[Start of Supplied material]

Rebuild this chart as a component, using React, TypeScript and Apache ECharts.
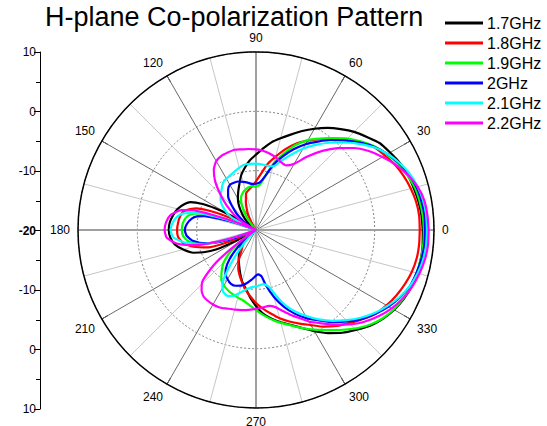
import React, { useEffect, useRef } from 'react';
import * as echarts from 'echarts';

const FONT = '"Liberation Sans", Arial, sans-serif';
const TITLE = 'H-plane Co-polarization Pattern';
const SERIES_NAMES = ['1.7GHz', '1.8GHz', '1.9GHz', '2GHz', '2.1GHz', '2.2GHz'];
const COLORS = ['#000000', '#ff0000', '#00ff00', '#0000ff', '#00ffff', '#ff00ff'];
const RADIUS_MIN = -20;
const RADIUS_MAX = 10;

// [angle (deg), gain (dB)]
const F17: [number, number][] = [
  [0, 8.1], [5, 8.0], [10, 7.8], [15, 7.5], [20, 7.2], [25, 6.75], [30, 6.1], [35, 5.5], [40, 4.4], [45, 3.4],
  [50, 2.2], [55, 1.0], [60, -0.3], [65, -1.6], [70, -2.9], [75, -4.0], [80, -5.0], [85, -6.2], [90, -7.3],
  [95, -8.2], [100, -9.3], [105, -10.4], [110, -11.8], [115, -12.9], [120, -13.9], [125, -15], [130, -16.3],
  [135, -17.4], [140, -18.7], [144, -20], [148, -18], [150, -15], [152, -12.2], [154, -10], [157, -8.0],
  [160, -7.2], [165, -6.3], [170, -5.8], [175, -5.4], [180, -5.3], [185, -5.5], [190, -6.1], [195, -7.3],
  [200, -8.8], [203, -10.4], [206, -12.5], [208, -15.5], [211, -20], [215, -19], [220, -17.5], [225, -16.5],
  [230, -15.8], [235, -15.0], [240, -14.2], [245, -13.3], [250, -12.2], [255, -11.0], [260, -10.0], [265, -8.6],
  [270, -7.2], [275, -5.8], [280, -4.8], [285, -3.9], [290, -3.0], [295, -1.8], [300, -0.3], [305, 1.2],
  [310, 2.6], [315, 3.8], [320, 5.1], [325, 6.1], [330, 6.9], [335, 7.5], [340, 7.9], [345, 8.1], [350, 8.2],
  [355, 8.2], [360, 8.1],
];

const F18: [number, number][] = [
  [0, 7.6], [5, 7.6], [10, 7.4], [15, 7.0], [20, 6.5], [25, 5.9], [30, 5.1], [35, 4.3], [40, 3.0], [45, 1.5],
  [50, 0.1], [55, -1.3], [60, -2.6], [65, -3.9], [70, -5.5], [75, -7.2], [80, -8.7], [85, -10.5], [90, -11.8],
  [95, -12.6], [100, -13.1], [105, -13.6], [110, -15], [115, -16.5], [118, -17.5], [122, -19], [126, -20],
  [152, -20], [154, -17], [156, -13.5], [158, -11], [160, -9.3], [165, -7.5], [170, -7.0], [175, -6.8],
  [180, -6.7], [185, -6.8], [190, -7.5], [195, -9.1], [200, -11.4], [203, -14.5], [204, -17.5], [205, -20],
  [215, -20], [220, -18.5], [225, -17.2], [230, -16.5], [235, -15.7], [240, -14.2], [245, -12.9], [250, -11.9],
  [255, -10.9], [260, -9.8], [265, -8.8], [270, -7.7], [275, -6.7], [280, -5.7], [285, -4.6], [290, -3.6],
  [295, -2.6], [300, -1.5], [305, -0.1], [310, 1.1], [315, 2.2], [320, 3.4], [325, 4.6], [330, 5.4],
  [335, 6.1], [340, 6.7], [345, 7.2], [350, 7.5], [355, 7.6], [360, 7.6],
];

const F19: [number, number][] = [
  [0, 8.3], [5, 8.2], [10, 8.0], [15, 7.7], [20, 7.1], [25, 6.4], [30, 5.5], [35, 4.5], [40, 3.2], [45, 1.8],
  [50, 0.2], [55, -1.2], [60, -2.5], [65, -4.2], [70, -6.3], [75, -8.3], [80, -10.6], [85, -12.3], [90, -12.7],
  [95, -12.6], [100, -12.7], [105, -13.0], [110, -13.4], [115, -14.0], [120, -15.3], [125, -17], [130, -19],
  [134, -20], [156, -20], [158, -17.5], [160, -15], [162, -12.5], [164, -9.8], [167, -8.6], [170, -8.0],
  [175, -7.6], [180, -7.5], [185, -7.7], [190, -8.6], [193, -9.8], [196, -11.8], [199, -14.5], [202, -18],
  [204, -20], [212, -20], [216, -17], [220, -14.5], [225, -12.3], [230, -11], [235, -9.8], [240, -9.2],
  [245, -8.8], [250, -8.5], [255, -8.2], [260, -7.9], [265, -7.3], [270, -6.5], [275, -5.6], [280, -4.7],
  [285, -3.8], [290, -2.9], [295, -1.8], [300, -0.6], [305, 0.6], [310, 2.0], [315, 3.5], [320, 4.9],
  [325, 6.0], [330, 6.8], [335, 7.4], [340, 7.8], [345, 8.0], [350, 8.2], [355, 8.3], [360, 8.3],
];

const F20: [number, number][] = [
  [0, 8.5], [5, 8.5], [10, 8.3], [15, 8.0], [20, 7.4], [25, 6.6], [30, 5.6], [35, 4.4], [40, 2.9], [45, 1.3],
  [50, -0.2], [55, -1.8], [60, -3.3], [65, -5.0], [70, -6.8], [75, -8.6], [80, -10.7], [85, -11.9], [90, -12.2],
  [95, -12.2], [100, -11.9], [105, -11.6], [110, -11.3], [115, -11.2], [120, -11.2], [125, -11.8], [130, -12.7],
  [135, -14.3], [140, -15.8], [145, -17.5], [150, -19], [155, -20], [159, -20], [161, -16.5], [163, -13.5],
  [165, -11], [167, -9.8], [170, -9.0], [175, -8.3], [180, -8.0], [185, -8.3], [190, -9.3], [195, -11.3],
  [198, -13.5], [201, -16.5], [203, -20], [215, -20], [220, -17.5], [225, -14.8], [230, -12.4], [235, -11.0],
  [240, -10.4], [245, -10.0], [250, -10.0], [255, -10.3], [260, -10.9], [265, -11.6], [270, -12.3], [273, -12.5],
  [277, -12.1], [280, -10.6], [285, -8.3], [290, -6.2], [295, -4.4], [300, -2.8], [305, -1.4], [310, 0.3],
  [315, 1.8], [320, 3.3], [325, 4.6], [330, 5.8], [335, 6.8], [340, 7.6], [345, 8.0], [350, 8.3], [355, 8.5],
  [360, 8.5],
];

const F21: [number, number][] = [
  [0, 8.8], [5, 8.8], [10, 8.6], [15, 8.2], [20, 7.6], [25, 6.7], [30, 5.6], [35, 4.3], [40, 2.6], [45, 0.9],
  [50, -0.8], [55, -2.5], [60, -4.2], [65, -6.0], [70, -7.6], [75, -8.9], [80, -9.0], [85, -8.9], [90, -8.8],
  [95, -8.8], [100, -8.8], [105, -9.1], [110, -9.5], [115, -9.8], [120, -10.0], [125, -10.3], [130, -11.0],
  [135, -11.6], [140, -12.2], [145, -13.2], [150, -14.5], [153, -15.5], [156, -18], [158, -20], [160, -16],
  [162, -12.5], [164, -9.5], [167, -7.5], [170, -6.6], [175, -5.9], [180, -5.6], [185, -6.0], [190, -7.8],
  [195, -11.0], [198, -15.0], [201, -20], [222, -20], [228, -17], [232, -14], [235, -11.5], [238, -9.3],
  [242, -8.2], [247, -7.9], [252, -8.4], [257, -9.3], [262, -10.0], [267, -10.4], [272, -10.6], [278, -10.8],
  [283, -10.1], [288, -7.9], [292, -6.1], [295, -5.0], [300, -3.3], [305, -1.6], [310, 0.0], [315, 1.5],
  [320, 3.0], [325, 4.4], [330, 5.6], [335, 6.7], [340, 7.6], [345, 8.2], [350, 8.6], [355, 8.8], [360, 8.8],
];

const F22: [number, number][] = [
  [0, 9.1], [5, 9.0], [10, 8.8], [15, 8.2], [20, 7.2], [25, 6.0], [30, 4.6], [35, 3.2], [40, 1.5], [45, -0.5],
  [50, -2.6], [55, -4.9], [60, -7.1], [65, -8.0], [70, -7.8], [75, -7.3], [80, -6.9], [85, -6.6], [90, -6.4],
  [95, -6.3], [100, -6.2], [105, -6.0], [110, -6.1], [115, -6.2], [120, -6.6], [125, -7.6], [130, -9.3],
  [135, -11.5], [140, -13.5], [145, -15.5], [150, -17.5], [155, -20], [157, -20], [159, -16], [161, -12],
  [162.5, -9], [165, -7], [170, -5.4], [175, -4.8], [180, -4.6], [185, -4.9], [190, -6.6], [193, -8.7],
  [195, -10.5], [197, -13.5], [199, -16.5], [201, -20], [212, -20], [216, -17], [218, -13], [220, -10.5],
  [224, -7.4], [228, -6.3], [232, -5.7], [240, -5.5], [245, -5.6], [250, -5.9], [255, -6.1], [260, -6.3],
  [265, -6.5], [270, -6.7], [275, -6.9], [280, -7.0], [284, -6.6], [288, -5.7], [292, -4.6], [295, -3.8],
  [300, -2.2], [305, -0.8], [310, 0.8], [315, 2.5], [320, 4.0], [325, 5.3], [330, 6.4], [335, 7.3], [340, 8.0],
  [345, 8.5], [350, 8.9], [355, 9.1], [360, 9.1],
];

const SERIES_DATA = [F17, F18, F19, F20, F21, F22];

export default function App() {
  const ref = useRef<HTMLDivElement>(null);
  useEffect(() => {
    if (!ref.current) return;
    const chart = echarts.init(ref.current, undefined, { renderer: 'svg' });
    const option: any = {
      animation: false,
      backgroundColor: '#ffffff',
      textStyle: { fontFamily: FONT },
      title: {
        text: TITLE,
        left: 45,
        top: 3,
        padding: 0,
        textStyle: { fontSize: 27, fontWeight: 'normal', color: '#000', fontFamily: FONT },
      },
      legend: {
        orient: 'vertical',
        left: 445,
        top: 15,
        padding: 0,
        itemWidth: 38,
        itemHeight: 3,
        itemGap: 4,
        icon: 'rect',
        data: SERIES_NAMES,
        textStyle: { fontSize: 16, color: '#000', fontFamily: FONT, padding: [0, 0, 0, -1] },
      },
      polar: [
        { center: [256, 230], radius: 178 },
        { center: [256, 230], radius: 178 },
      ],
      angleAxis: [
        {
          polarIndex: 0,
          type: 'value',
          min: 0,
          max: 360,
          interval: 30,
          startAngle: 0,
          clockwise: false,
          axisLine: { show: true, lineStyle: { color: '#000', width: 1.5 } },
          axisTick: { show: true, inside: true, length: 7, lineStyle: { color: '#000', width: 1 } },
          axisLabel: {
            margin: 8,
            fontSize: 12,
            color: '#000',
            fontFamily: FONT,
            formatter: (v: number) => (v === 360 ? '' : String(v)),
          },
          splitLine: { show: true, lineStyle: { color: '#6a6a6a', width: 1 } },
          minorTick: { show: false, splitNumber: 2 },
          minorSplitLine: { show: true, lineStyle: { color: '#c6c6c6', width: 1 } },
        },
        {
          polarIndex: 1,
          type: 'value',
          min: 0,
          max: 360,
          interval: 90,
          startAngle: 0,
          clockwise: false,
          axisLine: { show: false },
          axisTick: { show: false },
          axisLabel: { show: false },
          splitLine: { show: true, lineStyle: { color: '#a0a0a0', width: 2 } },
        },
      ],
      radiusAxis: [
        {
          polarIndex: 0,
          type: 'value',
          min: RADIUS_MIN,
          max: RADIUS_MAX,
          interval: 10,
          axisLine: { show: false },
          axisTick: { show: false },
          axisLabel: { show: false },
          splitLine: { show: true, lineStyle: { color: '#808080', type: [2, 2], width: 1 } },
        },
        {
          polarIndex: 1,
          type: 'value',
          min: RADIUS_MIN,
          max: RADIUS_MAX,
          axisLine: { show: false },
          axisTick: { show: false },
          axisLabel: { show: false },
          splitLine: { show: false },
        },
      ],
      grid: { left: 40, top: 52, width: 1, height: 357 },
      xAxis: { type: 'value', show: false, min: 0, max: 1 },
      yAxis: {
        type: 'value',
        min: -30,
        max: 30,
        interval: 10,
        position: 'left',
        axisLine: { show: true, lineStyle: { color: '#000', width: 1 } },
        axisTick: { show: true, length: 6, lineStyle: { color: '#000' } },
        minorTick: { show: true, splitNumber: 2, length: 4, lineStyle: { color: '#000' } },
        splitLine: { show: false },
        axisLabel: {
          margin: 4,
          fontSize: 12,
          color: '#000',
          fontFamily: FONT,
          formatter: (v: number) => {
            const t = Math.abs(v) + RADIUS_MIN;
            return v === 0 ? '{b|' + t + '}' : String(t);
          },
          rich: { b: { fontWeight: 'bold', fontSize: 12, color: '#000', fontFamily: FONT } },
        },
      },
      series: SERIES_DATA.map((s, i) => ({
        type: 'line',
        name: SERIES_NAMES[i],
        coordinateSystem: 'polar',
        polarIndex: 0,
        data: s.map(([a, v]) => [v, a]),
        showSymbol: false,
        smooth: 0.2,
        lineStyle: { color: COLORS[i], width: 2.2 },
        itemStyle: { color: COLORS[i] },
      })),
    };
    chart.setOption(option);
    return () => chart.dispose();
  }, []);
  return (
    <div
      ref={ref}
      style={{ position: 'fixed', left: 0, top: 0, width: 547, height: 426, background: '#fff' }}
    />
  );
}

[End of Supplied material]

**Written instruction**
Transcribe the opening line of the listing above, please, and every line after it through the line with "const RADIUS_MAX = 10;", word for word, without pictures.

**The answer**
Rebuild this chart as a component, using React, TypeScript and Apache ECharts.
import React, { useEffect, useRef } from 'react';
import * as echarts from 'echarts';

const FONT = '"Liberation Sans", Arial, sans-serif';
const TITLE = 'H-plane Co-polarization Pattern';
const SERIES_NAMES = ['1.7GHz', '1.8GHz', '1.9GHz', '2GHz', '2.1GHz', '2.2GHz'];
const COLORS = ['#000000', '#ff0000', '#00ff00', '#0000ff', '#00ffff', '#ff00ff'];
const RADIUS_MIN = -20;
const RADIUS_MAX = 10;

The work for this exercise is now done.